Monday morning in dreich late October. What more appropriate moment to ponder the questions of corporation tax and Northern Ireland? The question of whether the Northern Ireland Assembly should control the rate of corporation tax payable in the two-thirds of Ulster for which it is responsible won’t go away, you know.
Nor, despite the fact that the London press has paid little attention to it, is this some local matter of no importance to the rest of the United Kingdom either. On the contrary, David Cameron’s decision on this seemingly-arcane or merely local matter is more important than it seems and, in fact, one of the more significant questions demanding his attention right now.
Theresa Villiers, the Secretary of State for Northern Ireland, denies she has a brief to “kill” the proposal to devolve control of corporation tax but the impression persists that Whitehall is awake to the potential implications of transferring these powers to Belfast. It is certainly true that there are technical and administrative difficulties in devolving corporation tax, not the least of which is calculating how this may be done without breaking EU rules. Those regulations dictate that Stormont’s block grant would have to be reduced.

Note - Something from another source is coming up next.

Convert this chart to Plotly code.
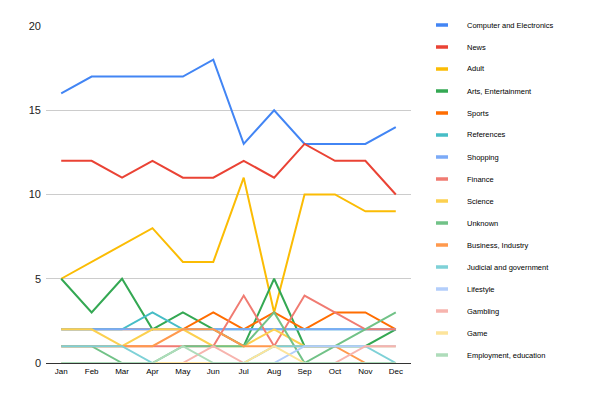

Moreover, one need hardly be an expert reader of Treasury tea-leaves to presume that Whitehall’s very own vampire-squid department is liable to be agin the notion.
Nevertheless, the Northern Irish parties are more or less united in believing that corporation tax should be devolved and, moreover, that Stormont should be permitted to keep the proceeds – assuming there are any – of any increased economic activity that may, however these matters are calculated, be associated with cutting corporation tax in Northern Ireland. (In the short-term, mind you, a cut in the block grant would surely mean immediate spending cuts in Northern Ireland.)
The Commons’ Northern Ireland Affairs Committee – most of whose members represent “mainland” constituencies – published a report last year which, perhaps optimistically, described the case for devolving control of corporation tax to Stormont as “convincing”. Now, plainly, the opinion of backbench MPs is not necessarily dispositive but it is what it is nonetheless. And it adds to the difficulties the government faces when deciding on this matter.
This is one of the points where the Coalition UK Government’s policy of treating each of the devolved parts of the UK as if it were quite separate from the others comes to have a profoundly centrifugal effect. While the Blair and Brown governments may have done something similar, the extent to which they did so was much less, and the Labour governments were insistent on the need to maintain an integrated UK-wide economy. It appears that the Coalition are much less interested in that, raising a wider question: what do they see as the point of the Union more generally? That question has huge implications for all parts of the UK, not just Northern Ireland.
Quite. There is no truly-persuasive argument – or none I can see – for devolving control of corporation tax to Stormont but refusing to do so to Holyrood (or, I suppose, Cardiff). Granted, you might try and argue that Northern Ireland is a special case because it shares an island with the Republic of Ireland and must compete with the Republic’s 12.5% rate of corporation tax but this, while certainly true, only means that Northern Ireland’s peculiar circumstances are its own. The fact is that if the principle of devolving control of corporation tax is conceded to Belfast there can be little principled opposition to ceding comparable responsibilities to Edinburgh. No wonder Alex Salmond and the Scottish Government support the Ulstermen’s efforts in this affair.
And this is the difficulty: devolution theoretically allows for a range of policy approaches and there’s no reason to suppose that just because Parliament A enjoys a given responsibility so should Parliaments B and C. In practical terms, however, Parliaments B and C are liable to pipe up with claims of “Hey, if Parliament A can have cake, we want cake too.”
Discrepancies abound, of course, because the United Kingdom has never really been a unitary state. Political – as opposed to mere administrative – devolution, however, has made it harder for all these multiple anomalies to continue as though nothing had happened. Muddling along and the frequent recourse to the blind eye approach – the traditional British way of doing these things – becomes more difficult.
All this puts Westminster in a bind. Again, the technical difficulties in introducing tax competition to the UK are real but voters are, I think, entitled to suggest that resolving these difficulties is what civil servants are supposed to do. It is difficult – in political terms – for Westminster to say No to the devolved administrations when the general principles of devolution – including, in the new Scotland Bill, some greater devolution of tax powers – have already been conceded.
Belfast, Cardiff and Edinburgh will ask a simple question: Why not? And it won’t be quite enough for Whitehall to reply Because we say so or Because it’s complicated. (Even though it is complicated!)
Even so, I think you can see why David Cameron might prefer it if this prickly issue simply disappeared. But it won’t.